Just don't look for any postgame embrace between Phillips and
Schottenheimer.
Phillips' legs might be deader than most after Dick Vermeil's
rugged training camp at Western Illinois University. He's the second-oldest Ram behind Steve Bono, 36. But once he freshens up, the Rams expect him to be an effective run stuffer at 6 feet 5, 305 pounds in the defensive tackle rotation.
A stickler for conditioning, Phillips doesn't think he has lost
much as a player. He's an avid weightlifter, who made Muscle & Fitness magazine's 1998 NFL Strength Team (along with teammate Ernie Conwell). This past offseason, he took up boxing, sparring with International Boxing Association champion Jimmy Matz.
Football at 30-something, "almost becomes easier in some ways,
because you become more efficient at what you're doing," Phillips said. "Yeah, maybe you're not as spry as you were. Maybe you're not the same kind of guy in some ways physically. But you're able to do your job, and be almost as efficient at it, because you're more skilled."

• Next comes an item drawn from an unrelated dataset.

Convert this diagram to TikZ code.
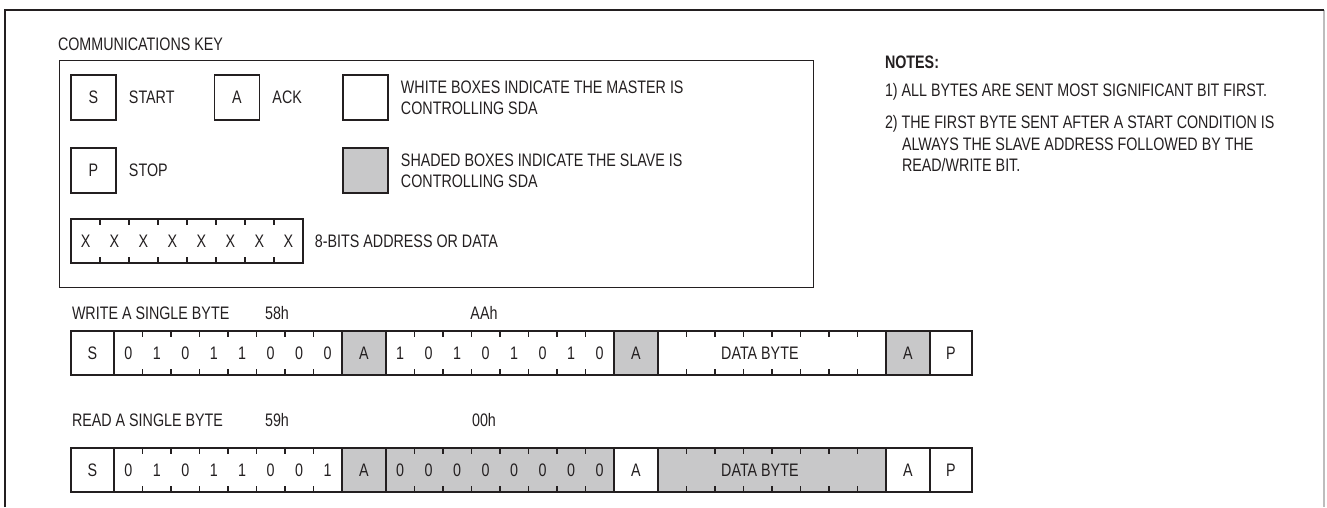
\documentclass[tikz,border=0pt]{standalone}
\usepackage{fontspec}
\setmainfont[FakeStretch=0.79]{Liberation Sans}
\usetikzlibrary{calc,positioning}
\definecolor{Ink}{HTML}{231F20}
\definecolor{Shade}{HTML}{C8C8C9}
\definecolor{Rule}{HTML}{BDBDBD}
\tikzset{
  txt/.style={inner sep=0pt, outer sep=0pt, text=Ink,
    font=\fontsize{10.3}{12.2}\selectfont},
  cell/.style={draw=Ink, line width=0.75pt, fill=white, inner sep=0pt,
    outer sep=0pt, minimum height=0.88cm, text=Ink,
    font=\fontsize{10.3}{12.2}\selectfont},
  shaded/.style={cell, fill=Shade},
  keysq/.style={cell, minimum width=0.9cm, minimum height=0.9cm},
  bytecell/.style={cell, minimum width=4.56cm},
  tick/.style={draw=Ink, line width=0.75pt}
}

\begin{document}
\begin{tikzpicture}[x=0.02cm, y=-0.02cm]
  \useasboundingbox (0,0) rectangle (1327,507);
  % page frame
  \draw[Rule, line width=0.6pt] (1324,10) -- (1324,507);
  \draw[Ink, line width=1.2pt] (5,507) -- (5,10) -- (1324,10);

  % communications key
  \node[txt, anchor=base west] (keytitle) at (58,50) {COMMUNICATIONS KEY};
  \node[draw=Ink, line width=0.75pt, inner sep=0pt, minimum width=15.08cm,
    minimum height=4.54cm, anchor=north west] (key) at (59,60) {};
  \node[keysq] (ks) at (93.5,97.5) {S};
  \node[txt, right=0.26cm of ks] (kstart) {START};
  \node[keysq] (ka) at (237,97.5) {A};
  \node[txt, right=0.26cm of ka] (kack) {ACK};
  \node[keysq] (kw) at (365.5,97.5) {};
  \node[txt, align=left, right=0.26cm of kw] (kwtxt)
    {WHITE BOXES INDICATE THE MASTER IS\\CONTROLLING SDA};
  \node[keysq] (kp) at (93.5,170.5) {P};
  \node[txt, right=0.26cm of kp] (kstop) {STOP};
  \node[keysq, fill=Shade] (kg) at (365.5,170.5) {};
  \node[txt, align=left, right=0.26cm of kg] (kgtxt)
    {SHADED BOXES INDICATE THE SLAVE IS\\CONTROLLING SDA};
  \node[cell, minimum width=4.64cm] (kx) at (187,241) {};
  \foreach \i in {1,...,8}
    \node[txt] (kx\i) at ($(kx.west)!{(\i-0.5)/8}!(kx.east)$) {X};
  \foreach \i in {1,...,7} {
    \draw[tick] ($(kx.north west)!\i/8!(kx.north east)$) -- ++(0,6);
    \draw[tick] ($(kx.south west)!\i/8!(kx.south east)$) -- ++(0,-6);
  }
  \node[txt, right=0.24cm of kx] (kxtxt) {8-BITS ADDRESS OR DATA};

  % notes
  \node[txt, anchor=base west, font=\fontsize{10.3}{12.2}\selectfont\bfseries]
    (notes) at (885,68) {NOTES:};
  \node[txt, anchor=base west] (note1) at (885,96.5)
    {1) ALL BYTES ARE SENT MOST SIGNIFICANT BIT FIRST.};
  \node[txt, anchor=base west] (note2) at (885,128.5)
    {2) THE FIRST BYTE SENT AFTER A START CONDITION IS};
  \node[txt, anchor=base west] (note2b) at (902,150)
    {ALWAYS THE SLAVE ADDRESS FOLLOWED BY THE};
  \node[txt, anchor=base west] (note2c) at (902,171.5) {READ/WRITE BIT.};

  % write a single byte
  \node[txt, anchor=base west] (wlabel) at (72,319.5) {WRITE A SINGLE BYTE};
  \node[txt, anchor=base] (whex1) at (277,319.5) {58h};
  \node[txt, anchor=base] (whex2) at (484,319.5) {AAh};
  \node[cell, minimum width=0.86cm] (ws) at (92.5,353) {S};
  \node[bytecell, right=0pt of ws] (wb1) {};
  \node[shaded, minimum width=0.88cm, right=0pt of wb1] (wa1) {A};
  \node[bytecell, right=0pt of wa1] (wb2) {};
  \node[shaded, minimum width=0.88cm, right=0pt of wb2] (wa2) {A};
  \node[bytecell, right=0pt of wa2] (wd) {};
  \node[shaded, minimum width=0.88cm, right=0pt of wd] (wa3) {A};
  \node[cell, minimum width=0.84cm, right=0pt of wa3] (wp) {P};
  \node[txt, xshift=-0.24cm] (wdtxt) at (wd) {DATA BYTE};
  \foreach \b [count=\i] in {0,1,0,1,1,0,0,0}
    \node[txt] (wb1x\i) at ($(wb1.west)!{(\i-0.5)/8}!(wb1.east)$) {\b};
  \foreach \b [count=\i] in {1,0,1,0,1,0,1,0}
    \node[txt] (wb2x\i) at ($(wb2.west)!{(\i-0.5)/8}!(wb2.east)$) {\b};

  % read a single byte
  \node[txt, anchor=base west] (rlabel) at (72,426.5) {READ A SINGLE BYTE};
  \node[txt, anchor=base] (rhex1) at (277,426.5) {59h};
  \node[txt, anchor=base] (rhex2) at (484,426.5) {00h};
  \node[cell, minimum width=0.86cm] (rs) at (92.5,470) {S};
  \node[bytecell, right=0pt of rs] (rb1) {};
  \node[shaded, minimum width=0.88cm, right=0pt of rb1] (ra1) {A};
  \node[bytecell, fill=Shade, right=0pt of ra1] (rb2) {};
  \node[cell, minimum width=0.88cm, right=0pt of rb2] (ra2) {A};
  \node[bytecell, fill=Shade, right=0pt of ra2] (rd) {};
  \node[cell, minimum width=0.88cm, right=0pt of rd] (ra3) {A};
  \node[cell, minimum width=0.84cm, right=0pt of ra3] (rp) {P};
  \node[txt, xshift=-0.24cm] (rdtxt) at (rd) {DATA BYTE};
  \foreach \b [count=\i] in {0,1,0,1,1,0,0,1}
    \node[txt] (rb1x\i) at ($(rb1.west)!{(\i-0.5)/8}!(rb1.east)$) {\b};
  \foreach \b [count=\i] in {0,0,0,0,0,0,0,0}
    \node[txt] (rb2x\i) at ($(rb2.west)!{(\i-0.5)/8}!(rb2.east)$) {\b};

  % bit ticks
  \foreach \n in {wb1,wb2,wd,rb1,rb2,rd}
    \foreach \i in {1,...,7} {
      \draw[tick] ($(\n.north west)!\i/8!(\n.north east)$) -- ++(0,6);
      \draw[tick] ($(\n.south west)!\i/8!(\n.south east)$) -- ++(0,-6);
    }
\end{tikzpicture}
\end{document}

Phillips and his wife, Cynthia, had a high profile in Kansas
City. Both are attorneys - Joe still practices - and both were active in a variety of charities. Phillips had a radio show and a television show at various times during his six-year tenure as a Chief. Cynthia did a television pregame show before Chiefs night games and would like to get involved in TV in St. Louis.
Cynthia, son Joseph, 4, and daughter Marian, 2, are moving to
St. Louis on Wednesday. Oldest daughter Ashley is staying in Kansas City to attend seventh grade, under the care of her grandmother and grandfather.
"It was time for us to move on," Cynthia said Thursday from
Kansas City. "In some respects, it was very sad, because we are so involved. It was like losing a family member when we left the Chiefs."